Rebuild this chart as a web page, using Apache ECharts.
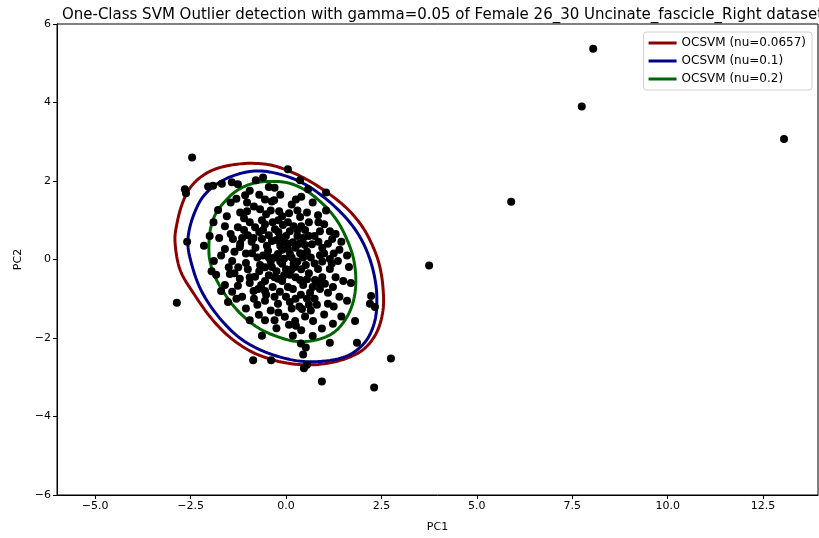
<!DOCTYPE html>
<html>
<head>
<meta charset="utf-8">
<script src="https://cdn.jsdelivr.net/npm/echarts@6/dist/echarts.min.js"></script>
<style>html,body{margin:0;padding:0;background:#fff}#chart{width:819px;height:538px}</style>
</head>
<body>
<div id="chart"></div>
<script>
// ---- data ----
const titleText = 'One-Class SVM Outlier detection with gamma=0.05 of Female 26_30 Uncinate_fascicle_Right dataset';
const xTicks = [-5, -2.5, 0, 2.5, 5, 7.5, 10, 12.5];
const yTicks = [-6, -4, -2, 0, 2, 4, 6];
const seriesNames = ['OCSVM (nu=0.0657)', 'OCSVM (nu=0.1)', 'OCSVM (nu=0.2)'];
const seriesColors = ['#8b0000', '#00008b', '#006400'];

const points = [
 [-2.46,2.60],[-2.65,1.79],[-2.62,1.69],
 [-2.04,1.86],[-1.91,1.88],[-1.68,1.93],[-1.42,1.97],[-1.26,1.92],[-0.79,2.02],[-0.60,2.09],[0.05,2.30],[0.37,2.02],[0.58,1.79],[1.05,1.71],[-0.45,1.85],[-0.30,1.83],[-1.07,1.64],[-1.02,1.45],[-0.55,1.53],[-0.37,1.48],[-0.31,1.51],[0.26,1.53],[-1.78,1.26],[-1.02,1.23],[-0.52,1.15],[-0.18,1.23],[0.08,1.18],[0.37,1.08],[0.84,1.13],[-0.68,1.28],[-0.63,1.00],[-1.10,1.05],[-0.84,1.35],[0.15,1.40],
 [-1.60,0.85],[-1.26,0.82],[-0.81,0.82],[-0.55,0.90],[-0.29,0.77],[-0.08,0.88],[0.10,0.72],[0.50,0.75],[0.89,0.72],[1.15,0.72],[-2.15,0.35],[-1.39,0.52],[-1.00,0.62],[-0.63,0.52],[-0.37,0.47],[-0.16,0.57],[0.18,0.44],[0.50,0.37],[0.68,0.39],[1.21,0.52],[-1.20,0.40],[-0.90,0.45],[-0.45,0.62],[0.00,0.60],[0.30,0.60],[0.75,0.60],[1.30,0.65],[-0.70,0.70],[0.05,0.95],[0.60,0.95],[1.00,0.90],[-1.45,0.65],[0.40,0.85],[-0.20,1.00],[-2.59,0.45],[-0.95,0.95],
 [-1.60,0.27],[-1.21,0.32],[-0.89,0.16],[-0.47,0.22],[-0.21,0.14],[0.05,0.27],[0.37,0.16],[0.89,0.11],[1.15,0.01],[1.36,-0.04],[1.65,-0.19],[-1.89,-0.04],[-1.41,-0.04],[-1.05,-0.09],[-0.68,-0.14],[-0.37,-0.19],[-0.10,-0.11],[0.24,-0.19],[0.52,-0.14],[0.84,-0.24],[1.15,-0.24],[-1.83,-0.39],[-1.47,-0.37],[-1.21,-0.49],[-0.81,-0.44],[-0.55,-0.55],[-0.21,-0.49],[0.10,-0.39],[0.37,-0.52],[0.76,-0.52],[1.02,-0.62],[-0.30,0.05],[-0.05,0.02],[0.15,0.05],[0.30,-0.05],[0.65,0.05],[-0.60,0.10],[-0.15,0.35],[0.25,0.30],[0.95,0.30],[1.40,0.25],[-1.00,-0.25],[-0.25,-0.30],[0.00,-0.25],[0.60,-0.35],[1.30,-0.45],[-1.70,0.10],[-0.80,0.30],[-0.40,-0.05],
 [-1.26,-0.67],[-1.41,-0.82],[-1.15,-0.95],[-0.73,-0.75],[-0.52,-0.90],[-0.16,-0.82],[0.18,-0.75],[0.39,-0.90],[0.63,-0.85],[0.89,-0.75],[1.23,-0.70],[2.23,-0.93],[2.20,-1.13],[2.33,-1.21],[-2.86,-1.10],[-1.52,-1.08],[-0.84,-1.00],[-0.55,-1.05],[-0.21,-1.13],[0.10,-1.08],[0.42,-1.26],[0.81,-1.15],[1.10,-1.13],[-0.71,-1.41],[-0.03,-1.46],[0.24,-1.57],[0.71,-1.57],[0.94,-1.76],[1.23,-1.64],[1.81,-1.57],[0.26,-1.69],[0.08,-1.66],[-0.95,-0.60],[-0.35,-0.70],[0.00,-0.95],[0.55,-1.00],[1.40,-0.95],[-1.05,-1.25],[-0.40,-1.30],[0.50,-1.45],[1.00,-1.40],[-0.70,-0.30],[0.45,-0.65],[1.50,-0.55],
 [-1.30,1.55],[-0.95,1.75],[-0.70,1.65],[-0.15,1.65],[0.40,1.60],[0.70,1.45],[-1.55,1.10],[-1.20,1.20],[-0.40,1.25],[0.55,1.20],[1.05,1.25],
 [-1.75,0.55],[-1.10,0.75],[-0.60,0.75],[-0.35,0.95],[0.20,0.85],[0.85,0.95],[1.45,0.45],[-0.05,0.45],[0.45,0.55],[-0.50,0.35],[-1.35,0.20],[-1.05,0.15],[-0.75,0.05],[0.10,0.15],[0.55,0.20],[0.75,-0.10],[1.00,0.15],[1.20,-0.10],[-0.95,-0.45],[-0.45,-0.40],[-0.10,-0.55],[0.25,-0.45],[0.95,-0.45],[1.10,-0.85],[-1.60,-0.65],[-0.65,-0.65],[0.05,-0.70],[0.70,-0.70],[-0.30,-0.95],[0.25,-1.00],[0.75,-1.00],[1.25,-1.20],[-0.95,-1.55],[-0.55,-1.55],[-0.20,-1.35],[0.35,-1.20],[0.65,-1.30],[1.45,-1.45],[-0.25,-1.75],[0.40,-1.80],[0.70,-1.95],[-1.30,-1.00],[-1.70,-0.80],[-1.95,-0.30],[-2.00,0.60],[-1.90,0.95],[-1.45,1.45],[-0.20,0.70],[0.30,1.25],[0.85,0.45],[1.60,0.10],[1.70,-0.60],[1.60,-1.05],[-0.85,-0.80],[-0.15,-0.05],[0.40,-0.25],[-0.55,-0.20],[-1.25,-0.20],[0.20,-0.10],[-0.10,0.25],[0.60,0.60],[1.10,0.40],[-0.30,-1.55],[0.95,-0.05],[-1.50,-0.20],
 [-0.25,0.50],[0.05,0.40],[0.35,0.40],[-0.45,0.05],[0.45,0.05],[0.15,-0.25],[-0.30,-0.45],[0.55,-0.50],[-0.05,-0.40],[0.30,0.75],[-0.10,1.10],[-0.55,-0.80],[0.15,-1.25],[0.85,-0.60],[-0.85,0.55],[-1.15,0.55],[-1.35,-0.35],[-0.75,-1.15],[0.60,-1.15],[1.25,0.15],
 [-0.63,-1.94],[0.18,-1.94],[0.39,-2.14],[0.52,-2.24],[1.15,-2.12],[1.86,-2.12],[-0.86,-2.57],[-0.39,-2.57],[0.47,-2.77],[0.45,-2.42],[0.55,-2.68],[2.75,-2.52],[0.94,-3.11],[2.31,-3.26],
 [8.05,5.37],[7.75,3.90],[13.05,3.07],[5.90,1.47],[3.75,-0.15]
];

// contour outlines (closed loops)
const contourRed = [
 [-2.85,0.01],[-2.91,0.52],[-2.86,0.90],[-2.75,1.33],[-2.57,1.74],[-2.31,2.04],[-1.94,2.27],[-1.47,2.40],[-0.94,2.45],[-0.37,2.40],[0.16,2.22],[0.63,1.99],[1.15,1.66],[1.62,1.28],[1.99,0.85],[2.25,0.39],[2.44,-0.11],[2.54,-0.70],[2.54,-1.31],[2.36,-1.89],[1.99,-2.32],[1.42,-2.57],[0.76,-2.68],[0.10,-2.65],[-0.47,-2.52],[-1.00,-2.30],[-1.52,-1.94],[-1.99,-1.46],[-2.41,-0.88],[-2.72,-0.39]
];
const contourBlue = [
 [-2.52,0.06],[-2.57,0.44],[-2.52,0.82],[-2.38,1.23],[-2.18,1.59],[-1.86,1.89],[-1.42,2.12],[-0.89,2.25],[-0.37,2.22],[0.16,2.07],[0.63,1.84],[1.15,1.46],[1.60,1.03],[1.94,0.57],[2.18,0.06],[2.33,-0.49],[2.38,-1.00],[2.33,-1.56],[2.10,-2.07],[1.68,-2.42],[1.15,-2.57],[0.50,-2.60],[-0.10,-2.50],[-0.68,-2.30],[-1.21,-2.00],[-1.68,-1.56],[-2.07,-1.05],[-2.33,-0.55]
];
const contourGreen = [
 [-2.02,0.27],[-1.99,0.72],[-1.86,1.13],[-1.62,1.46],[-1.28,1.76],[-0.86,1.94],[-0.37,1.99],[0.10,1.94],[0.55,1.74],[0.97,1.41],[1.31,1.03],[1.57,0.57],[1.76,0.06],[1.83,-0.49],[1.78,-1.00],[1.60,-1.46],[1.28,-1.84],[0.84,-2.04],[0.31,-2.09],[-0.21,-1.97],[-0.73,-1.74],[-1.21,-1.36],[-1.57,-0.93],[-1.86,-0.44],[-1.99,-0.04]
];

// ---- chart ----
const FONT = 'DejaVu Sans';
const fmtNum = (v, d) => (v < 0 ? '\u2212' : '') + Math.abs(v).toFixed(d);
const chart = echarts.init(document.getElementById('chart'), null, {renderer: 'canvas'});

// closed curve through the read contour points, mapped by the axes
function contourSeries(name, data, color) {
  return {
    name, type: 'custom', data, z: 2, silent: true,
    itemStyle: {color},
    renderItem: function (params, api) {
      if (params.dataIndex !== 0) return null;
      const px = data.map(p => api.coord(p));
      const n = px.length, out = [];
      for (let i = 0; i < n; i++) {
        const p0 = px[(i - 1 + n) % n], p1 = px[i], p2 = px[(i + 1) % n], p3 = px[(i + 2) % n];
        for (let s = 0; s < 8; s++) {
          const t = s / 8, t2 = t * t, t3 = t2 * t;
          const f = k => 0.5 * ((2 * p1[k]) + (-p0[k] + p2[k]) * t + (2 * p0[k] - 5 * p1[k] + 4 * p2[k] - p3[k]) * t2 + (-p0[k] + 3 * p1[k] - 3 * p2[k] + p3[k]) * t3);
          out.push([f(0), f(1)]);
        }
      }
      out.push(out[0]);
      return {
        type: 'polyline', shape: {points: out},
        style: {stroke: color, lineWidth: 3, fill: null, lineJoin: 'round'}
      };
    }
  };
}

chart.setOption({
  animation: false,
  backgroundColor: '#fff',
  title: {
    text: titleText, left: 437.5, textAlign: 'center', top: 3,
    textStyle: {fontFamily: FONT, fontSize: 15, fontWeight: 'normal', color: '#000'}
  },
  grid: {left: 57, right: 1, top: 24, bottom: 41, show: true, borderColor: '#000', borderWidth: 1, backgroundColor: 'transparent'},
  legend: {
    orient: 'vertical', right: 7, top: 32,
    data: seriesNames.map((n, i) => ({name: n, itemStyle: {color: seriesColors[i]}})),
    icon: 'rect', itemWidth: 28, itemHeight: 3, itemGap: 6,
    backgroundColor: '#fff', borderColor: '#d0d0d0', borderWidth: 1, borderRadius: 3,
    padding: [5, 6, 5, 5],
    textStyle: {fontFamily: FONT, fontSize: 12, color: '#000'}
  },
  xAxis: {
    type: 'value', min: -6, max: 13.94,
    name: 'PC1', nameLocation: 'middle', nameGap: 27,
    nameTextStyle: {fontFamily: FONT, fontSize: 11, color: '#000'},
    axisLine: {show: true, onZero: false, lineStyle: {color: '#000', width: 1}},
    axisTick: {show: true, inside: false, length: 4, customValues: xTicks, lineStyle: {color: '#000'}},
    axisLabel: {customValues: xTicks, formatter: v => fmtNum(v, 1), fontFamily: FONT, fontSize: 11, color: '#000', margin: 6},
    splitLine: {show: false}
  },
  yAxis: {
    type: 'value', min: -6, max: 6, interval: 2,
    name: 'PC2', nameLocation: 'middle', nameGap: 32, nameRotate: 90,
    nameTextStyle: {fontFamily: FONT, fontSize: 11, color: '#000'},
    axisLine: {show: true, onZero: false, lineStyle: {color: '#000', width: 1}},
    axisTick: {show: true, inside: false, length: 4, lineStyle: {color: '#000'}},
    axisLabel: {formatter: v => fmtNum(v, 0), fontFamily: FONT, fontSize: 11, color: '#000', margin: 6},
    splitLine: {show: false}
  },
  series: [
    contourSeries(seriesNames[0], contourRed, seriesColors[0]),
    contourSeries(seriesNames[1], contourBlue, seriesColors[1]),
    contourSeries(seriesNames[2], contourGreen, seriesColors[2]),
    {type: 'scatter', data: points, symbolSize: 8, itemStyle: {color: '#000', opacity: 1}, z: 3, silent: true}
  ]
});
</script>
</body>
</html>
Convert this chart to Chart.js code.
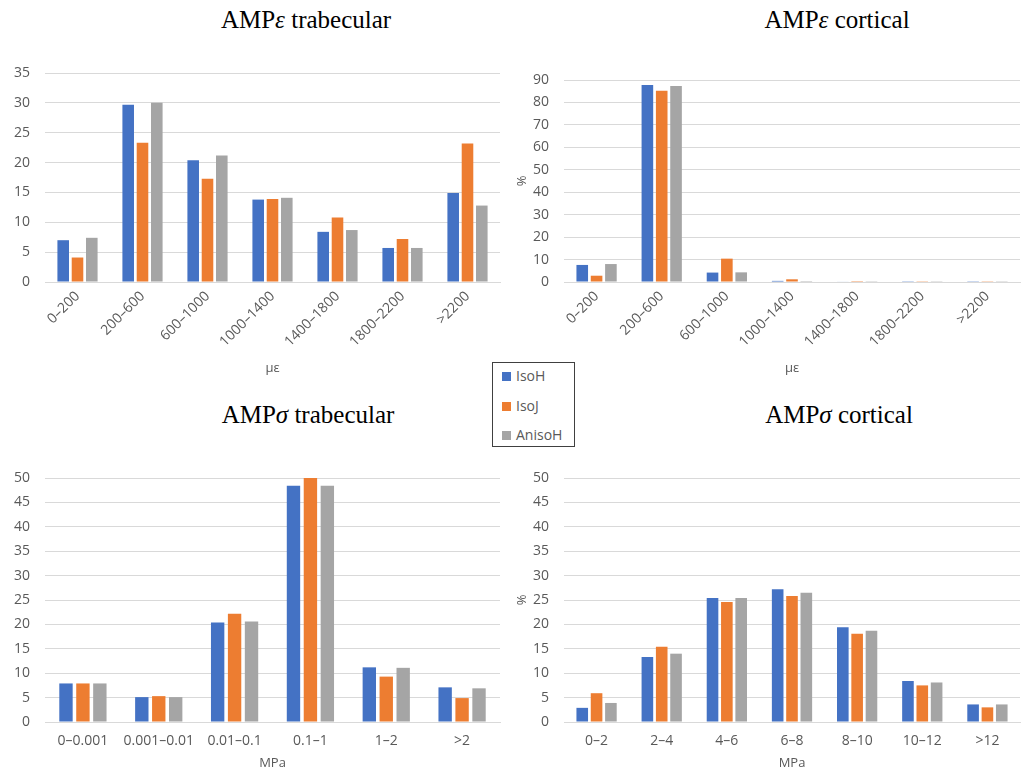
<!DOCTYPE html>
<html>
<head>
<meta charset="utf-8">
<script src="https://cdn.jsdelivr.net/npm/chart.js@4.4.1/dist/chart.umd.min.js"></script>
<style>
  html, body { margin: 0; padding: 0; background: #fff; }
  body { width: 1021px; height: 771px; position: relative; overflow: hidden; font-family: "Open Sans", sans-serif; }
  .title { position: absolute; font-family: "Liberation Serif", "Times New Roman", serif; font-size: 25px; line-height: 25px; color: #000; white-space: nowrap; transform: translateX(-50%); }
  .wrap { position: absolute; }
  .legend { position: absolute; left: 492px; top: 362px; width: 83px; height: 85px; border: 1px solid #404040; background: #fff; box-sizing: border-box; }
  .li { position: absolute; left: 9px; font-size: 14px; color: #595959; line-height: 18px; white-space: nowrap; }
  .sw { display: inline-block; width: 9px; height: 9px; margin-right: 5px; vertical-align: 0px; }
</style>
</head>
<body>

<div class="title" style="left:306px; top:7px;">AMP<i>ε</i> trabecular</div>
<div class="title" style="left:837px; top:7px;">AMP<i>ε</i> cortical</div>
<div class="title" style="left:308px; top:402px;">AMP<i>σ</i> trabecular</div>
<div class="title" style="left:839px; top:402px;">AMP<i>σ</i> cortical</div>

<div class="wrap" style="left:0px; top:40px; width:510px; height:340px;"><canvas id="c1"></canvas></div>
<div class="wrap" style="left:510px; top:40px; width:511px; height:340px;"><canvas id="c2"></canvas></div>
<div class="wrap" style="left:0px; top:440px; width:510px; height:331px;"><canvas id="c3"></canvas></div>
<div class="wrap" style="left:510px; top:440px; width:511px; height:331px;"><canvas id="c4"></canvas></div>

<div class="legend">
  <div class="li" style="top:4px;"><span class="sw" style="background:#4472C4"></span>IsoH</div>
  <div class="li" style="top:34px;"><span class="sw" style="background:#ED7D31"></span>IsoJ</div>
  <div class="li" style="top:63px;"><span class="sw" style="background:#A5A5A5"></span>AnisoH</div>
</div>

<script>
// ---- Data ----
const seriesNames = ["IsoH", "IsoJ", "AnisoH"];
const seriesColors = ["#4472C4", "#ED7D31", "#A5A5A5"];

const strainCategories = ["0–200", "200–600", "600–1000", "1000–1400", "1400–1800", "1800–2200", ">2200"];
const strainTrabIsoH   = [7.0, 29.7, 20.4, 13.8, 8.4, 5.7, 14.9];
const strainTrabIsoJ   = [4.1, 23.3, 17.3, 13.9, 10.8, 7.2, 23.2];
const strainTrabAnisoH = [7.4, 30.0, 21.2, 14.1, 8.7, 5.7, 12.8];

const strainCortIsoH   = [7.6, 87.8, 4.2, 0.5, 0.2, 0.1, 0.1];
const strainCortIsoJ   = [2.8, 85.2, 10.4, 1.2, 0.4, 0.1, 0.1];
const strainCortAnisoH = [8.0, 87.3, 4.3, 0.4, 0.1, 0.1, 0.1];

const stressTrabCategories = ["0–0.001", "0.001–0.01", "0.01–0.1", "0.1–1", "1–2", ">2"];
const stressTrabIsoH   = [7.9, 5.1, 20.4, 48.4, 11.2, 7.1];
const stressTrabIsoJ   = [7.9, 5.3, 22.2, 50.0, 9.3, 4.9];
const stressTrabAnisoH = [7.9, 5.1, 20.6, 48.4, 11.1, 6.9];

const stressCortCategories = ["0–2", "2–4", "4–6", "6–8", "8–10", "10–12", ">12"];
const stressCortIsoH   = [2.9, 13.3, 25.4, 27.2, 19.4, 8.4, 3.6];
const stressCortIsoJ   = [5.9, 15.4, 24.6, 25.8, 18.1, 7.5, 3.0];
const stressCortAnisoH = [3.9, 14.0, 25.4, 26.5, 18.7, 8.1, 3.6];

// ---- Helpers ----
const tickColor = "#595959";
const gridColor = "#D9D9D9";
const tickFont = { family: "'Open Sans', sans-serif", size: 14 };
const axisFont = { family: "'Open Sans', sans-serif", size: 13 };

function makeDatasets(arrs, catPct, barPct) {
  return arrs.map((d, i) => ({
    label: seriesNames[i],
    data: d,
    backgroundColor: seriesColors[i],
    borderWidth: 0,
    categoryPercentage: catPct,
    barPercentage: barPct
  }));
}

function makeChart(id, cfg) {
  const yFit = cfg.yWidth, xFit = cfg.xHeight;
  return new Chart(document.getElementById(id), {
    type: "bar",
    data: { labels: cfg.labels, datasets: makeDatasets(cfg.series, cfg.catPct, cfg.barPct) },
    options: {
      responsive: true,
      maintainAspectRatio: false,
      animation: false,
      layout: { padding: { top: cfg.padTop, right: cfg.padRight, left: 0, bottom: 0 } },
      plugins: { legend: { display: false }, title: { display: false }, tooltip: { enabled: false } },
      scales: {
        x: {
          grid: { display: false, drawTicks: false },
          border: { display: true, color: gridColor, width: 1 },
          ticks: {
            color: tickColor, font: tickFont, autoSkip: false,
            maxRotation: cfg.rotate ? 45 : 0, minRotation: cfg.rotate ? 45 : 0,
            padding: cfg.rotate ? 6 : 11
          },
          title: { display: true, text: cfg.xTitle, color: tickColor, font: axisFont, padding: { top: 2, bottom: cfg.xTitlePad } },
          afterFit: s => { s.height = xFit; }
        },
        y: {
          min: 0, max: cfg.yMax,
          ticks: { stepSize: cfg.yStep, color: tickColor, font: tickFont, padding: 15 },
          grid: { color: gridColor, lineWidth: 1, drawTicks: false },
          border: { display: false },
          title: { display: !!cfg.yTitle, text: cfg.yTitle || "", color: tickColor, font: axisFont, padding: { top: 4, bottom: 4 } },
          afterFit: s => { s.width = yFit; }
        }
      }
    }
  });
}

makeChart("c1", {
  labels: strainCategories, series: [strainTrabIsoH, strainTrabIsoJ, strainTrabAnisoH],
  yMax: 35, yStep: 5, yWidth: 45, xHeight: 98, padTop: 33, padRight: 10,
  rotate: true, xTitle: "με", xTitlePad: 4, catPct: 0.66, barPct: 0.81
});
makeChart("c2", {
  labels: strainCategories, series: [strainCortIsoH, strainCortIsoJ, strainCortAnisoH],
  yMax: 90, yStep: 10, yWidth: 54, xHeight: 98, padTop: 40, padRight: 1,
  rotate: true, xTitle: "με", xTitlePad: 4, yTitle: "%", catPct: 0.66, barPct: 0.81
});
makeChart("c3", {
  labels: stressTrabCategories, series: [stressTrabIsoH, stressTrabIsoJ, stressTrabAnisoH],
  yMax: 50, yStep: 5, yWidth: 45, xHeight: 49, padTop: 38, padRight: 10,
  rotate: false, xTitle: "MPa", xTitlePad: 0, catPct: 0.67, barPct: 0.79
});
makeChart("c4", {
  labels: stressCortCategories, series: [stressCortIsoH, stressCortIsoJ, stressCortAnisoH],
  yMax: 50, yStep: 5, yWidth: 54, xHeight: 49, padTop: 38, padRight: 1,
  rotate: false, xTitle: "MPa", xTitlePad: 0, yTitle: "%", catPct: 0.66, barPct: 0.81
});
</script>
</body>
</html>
——————
PROBLEM STATEMENT
The images in the entries above should be left out; please reproduce exactly the lines from the first through the one containing "const seriesColors = ['#8b0000', '#00008b', '#006400'];".

SOLUTION
Rebuild this chart as a web page, using Apache ECharts.
<!DOCTYPE html>
<html>
<head>
<meta charset="utf-8">
<script src="https://cdn.jsdelivr.net/npm/echarts@6/dist/echarts.min.js"></script>
<style>html,body{margin:0;padding:0;background:#fff}#chart{width:819px;height:538px}</style>
</head>
<body>
<div id="chart"></div>
<script>
// ---- data ----
const titleText = 'One-Class SVM Outlier detection with gamma=0.05 of Female 26_30 Uncinate_fascicle_Right dataset';
const xTicks = [-5, -2.5, 0, 2.5, 5, 7.5, 10, 12.5];
const yTicks = [-6, -4, -2, 0, 2, 4, 6];
const seriesNames = ['OCSVM (nu=0.0657)', 'OCSVM (nu=0.1)', 'OCSVM (nu=0.2)'];
const seriesColors = ['#8b0000', '#00008b', '#006400'];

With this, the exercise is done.